Der BGH schränkt dies zwar dahingehend ein, dass der Auftraggeber nicht beliebige Kosten verursachen dürfe. Für den Kläger sei jedoch eine preisgünstigere Sanierungsmöglichkeit zum Zeitpunkt der Auftragsvergabe nicht erkennbar gewesen. Nach den Feststellungen des Berufungsgerichts sei der gesamte Umfang der Sanierungsmaßnahmen zum Zeitpunkt der Beauftragung noch nicht absehbar gewesen. Vor diesem Hintergrund sei für den Kläger nicht ersichtlich gewesen, auf welcher Abrechnungsbasis die Mängelbeseitigung am günstigsten durchgeführt werden konnte.

Aber: Nur diejenigen Aufwendungen, welche der Auftraggeber als vernünftiger und wirtschaftlich denkender Bauherr im Zeitpunkt der Beauftragung des Dritten für angemessen halten durfte, stellen erforderliche Kosten dar und sind ersatzfähig. Dabei hat Auftraggeber die Erforderlichkeit der Mängelbeseitigung und deren Kosten darzulegen und gegebenenfalls zu beweisen, wobei an die Darlegung grundsätzlich keine zu hohen Anforderungen zu stellen sind. Zum Vortrag gehört eine nachvollziehbare Abrechnung der Mängelbeseitigungsaufwendungen. Der Auftragnehmer muss in die Lage versetzt werden, die abgerechneten Arbeiten daraufhin zu überprüfen, ob sie zur Ersatzvornahme erforderlich waren. Insbesondere bei der Abrechnung von Stundenlohnarbeiten ist bei Bestreiten des Auftragnehmers detaillierter Vortrag des Auftraggebers erforderlich.

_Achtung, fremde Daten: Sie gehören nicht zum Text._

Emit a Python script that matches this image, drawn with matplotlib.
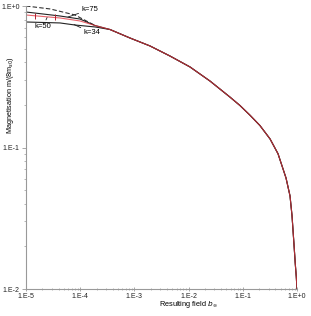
import numpy as np
import matplotlib
matplotlib.use("Agg")
import matplotlib.pyplot as plt

plt.rcParams['font.family'] = ['Liberation Sans', 'DejaVu Sans']

# shared tail of all curves (resulting field b, magnetisation m)
tail_b = [3.55e-4, 8.3e-4, 1.94e-3, 4.54e-3, 1.06e-2, 2.48e-2, 5.81e-2, 8.87e-2,
          0.136, 0.207, 0.318, 0.446, 0.627, 0.743, 0.809, 0.881, 0.93, 0.97, 1.0]
tail_m = [0.682, 0.594, 0.522, 0.443, 0.371, 0.295, 0.227, 0.198,
          0.169, 0.143, 0.115, 0.0904, 0.0609, 0.0455, 0.033, 0.0205, 0.0150, 0.0122, 0.01]

# leading parts
dash_b = [1e-5, 2.8e-5, 8.0e-5, 1.88e-4]
dash_m = [1.0, 0.953, 0.864, 0.728]
k75_b = [1e-5, 4.24e-5, 9.9e-5, 1.88e-4]
k75_m = [0.907, 0.850, 0.809, 0.728]
k50_b = [1e-5, 4.24e-5, 9.9e-5, 1.88e-4]
k50_m = [0.864, 0.823, 0.784, 0.728]
k34_b = [1e-5, 4.24e-5, 8.0e-5, 1.88e-4]
k34_m = [0.771, 0.759, 0.734, 0.711]

# error marks on the k=50 curve
err_b = [1.48e-5, 3.47e-5]
err_m = [0.852, 0.832]

xticks = [1e-5, 1e-4, 1e-3, 1e-2, 1e-1, 1e0]
xlabels = ['1.E-5', '1.E-4', '1.E-3', '1.E-2', '1.E-1', '1.E+0']
yticks = [1e-2, 1e-1, 1e0]
ylabels = ['1.E-2', '1.E-1', '1.E+0']

fig = plt.figure(figsize=(3.11, 3.16), dpi=100)
ax = fig.add_axes([0.0836, 0.0854, 0.8714, 0.8956])

ax.plot(dash_b, dash_m, color='#333333', lw=0.8, ls=(0, (4, 2)))
ax.plot(k75_b + tail_b, k75_m + tail_m, color='#222222', lw=0.8)
ax.plot(k34_b + tail_b, k34_m + tail_m, color='#222222', lw=0.8)
ax.plot(k50_b + tail_b, k50_m + tail_m, color='#e0303a', lw=0.8, alpha=0.75)
ax.errorbar(err_b, err_m, yerr=[[0.04, 0.04], [0.04, 0.04]], fmt='none',
            ecolor='#b02030', elinewidth=0.7, capsize=0)

ax.set_xscale('log')
ax.set_yscale('log')
ax.set_xlim(1e-5, 1)
ax.set_ylim(1e-2, 1)

ax.set_xticks(xticks)
ax.set_xticklabels(xlabels)
ax.set_yticks(yticks)
ax.set_yticklabels(ylabels)

for s in ['top', 'right']:
    ax.spines[s].set_visible(False)
for s in ['left', 'bottom']:
    ax.spines[s].set_color('#999999')
    ax.spines[s].set_linewidth(0.8)
ax.tick_params(axis='both', which='major', labelsize=5, colors='#999999',
               labelcolor='#222222', length=3, width=0.6, pad=1.5)
ax.tick_params(axis='x', which='both', direction='inout')
ax.tick_params(axis='both', which='minor', colors='#999999', length=1.5, width=0.5)

ax.set_xlabel('Resulting field $b_{\\infty}$', fontsize=5.3)
ax.set_ylabel('Magnetisation m/(8m$_{s0}$)', fontsize=5.2, va='center')
ax.xaxis.set_label_coords(0.60, -0.035)
ax.yaxis.set_label_coords(-0.059, 0.685)

arrow = dict(arrowstyle='-', color='#222222', lw=0.6, shrinkA=0, shrinkB=0)
ax.annotate('k=75', xy=(5.96e-5, 0.836), xytext=(1.05e-4, 0.945), fontsize=5.5,
            ha='left', va='center', arrowprops=arrow)
ax.annotate('k=50', xy=(2.45e-5, 0.829), xytext=(1.45e-5, 0.72), fontsize=5.5,
            ha='left', va='center', arrowprops=arrow)
ax.annotate('k=34', xy=(7.7e-5, 0.740), xytext=(1.15e-4, 0.645), fontsize=5.5,
            ha='left', va='center', arrowprops=arrow)

fig.savefig('out.png', dpi=100)
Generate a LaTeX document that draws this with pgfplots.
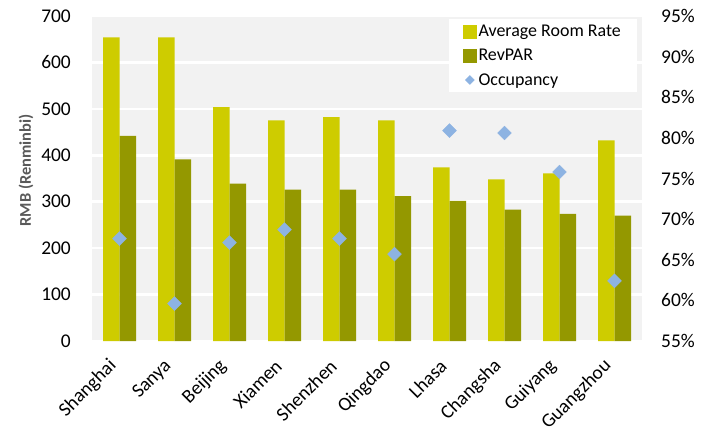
\documentclass[border=0pt]{standalone}
\usepackage{fontspec}
\setmainfont{Carlito}
\usepackage{pgfplots}
\pgfplotsset{compat=1.18}
\definecolor{arr}{HTML}{CECC00}
\definecolor{rev}{HTML}{949800}
\definecolor{occ}{HTML}{8DB3E2}
\definecolor{bg}{HTML}{F2F2F2}
\definecolor{lab}{HTML}{595959}
\begin{document}
\begin{tikzpicture}
\useasboundingbox (0,0) rectangle (708bp,432bp);
\begin{axis}[
  at={(92bp,91bp)}, anchor=south west,
  scale only axis, width=550bp, height=325bp,
  xmin=-0.5, xmax=9.5, ymin=0, ymax=700,
  ytick={0,100,...,700},
  xtick={0,...,9},
  xticklabels={Shanghai,Sanya,Beijing,Xiamen,Shenzhen,Qingdao,Lhasa,Changsha,Guiyang,Guangzhou},
  /pgf/number format/assume math mode=true,
  tick label style={font=\fontsize{19.5}{21}\selectfont, text=black},
  xticklabel style={xshift=-6bp, yshift=-22bp, rotate=45, anchor=east, inner sep=0pt},
  yticklabel style={inner sep=0pt, xshift=-21bp},
  major tick length=0pt,
  axis line style={draw=none},
  axis background/.style={fill=bg},
  ymajorgrids, grid style={white, line width=2.5bp},
  ylabel={RMB (Renminbi)},
  ylabel style={font=\bfseries\fontsize{16.5}{18}\selectfont, text=lab, at={(axis description cs:-0.12,0.525)}, anchor=center},
]
\addplot[ybar, bar width=16.5bp, bar shift=-8.25bp, fill=arr, draw=none] coordinates {
 (0,654) (1,654) (2,504) (3,475) (4,482) (5,475) (6,374) (7,348) (8,361) (9,432)};
\addplot[ybar, bar width=16.5bp, bar shift=8.25bp, fill=rev, draw=none] coordinates {
 (0,442) (1,391) (2,339) (3,326) (4,326) (5,312) (6,302) (7,283) (8,274) (9,270)};
\end{axis}
\begin{axis}[
  at={(92bp,91bp)}, anchor=south west,
  scale only axis, width=550bp, height=325bp,
  xmin=-0.5, xmax=9.5, ymin=55, ymax=95,
  ytick={55,60,...,95},
  yticklabel={\pgfmathprintnumber{\tick}\%},
  /pgf/number format/assume math mode=true,
  tick label style={font=\fontsize{19.5}{21}\selectfont, text=black},
  yticklabel style={inner sep=0pt, xshift=19bp},
  axis y line*=right, hide x axis,
  axis line style={draw=none},
  major tick length=0pt,
  legend style={at={(axis description cs:0.649,0.764)}, anchor=south west, fill=white, draw=none,
    font=\fontsize{18}{20}\selectfont, inner xsep=14bp, inner ysep=4bp, row sep=7bp},
  legend cell align=left,
]
\addlegendimage{legend image code/.code={\fill[arr] (0bp,-6bp) rectangle (13bp,6.5bp);}}
\addlegendentry{Average Room Rate}
\addlegendimage{legend image code/.code={\fill[rev] (0bp,-6bp) rectangle (13bp,6.5bp);}}
\addlegendentry{RevPAR}
\addplot[color=occ, only marks, mark=square*, mark size=4.9bp, mark options={rotate=45, fill=occ, draw=occ},
  legend image code/.code={\fill[occ] (6.5bp,-4.5bp) -- (11bp,0bp) -- (6.5bp,4.5bp) -- (2bp,0bp) -- cycle;}] coordinates {
 (0,67.6) (1,59.6) (2,67.1) (3,68.7) (4,67.6) (5,65.7) (6,80.9) (7,80.6) (8,75.8) (9,62.4)};
\addlegendentry{Occupancy}
\end{axis}
\end{tikzpicture}
\end{document}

Wenn der Kläger also nicht nachweisen konnte, dass einige Aufwendungen tatsächlich der Mangelbeseitigung dienten, können diese auch nicht erstattet werden. Geschützt wird nur das Vertrauen, der Auftraggeber werde zu angemessenen Preisen die Mängelbeseitigung durchführen. Nicht geschützt wird ein Vertrauen darauf, dass nur der Mängelbeseitigung dienende Arbeiten durchgeführt werden.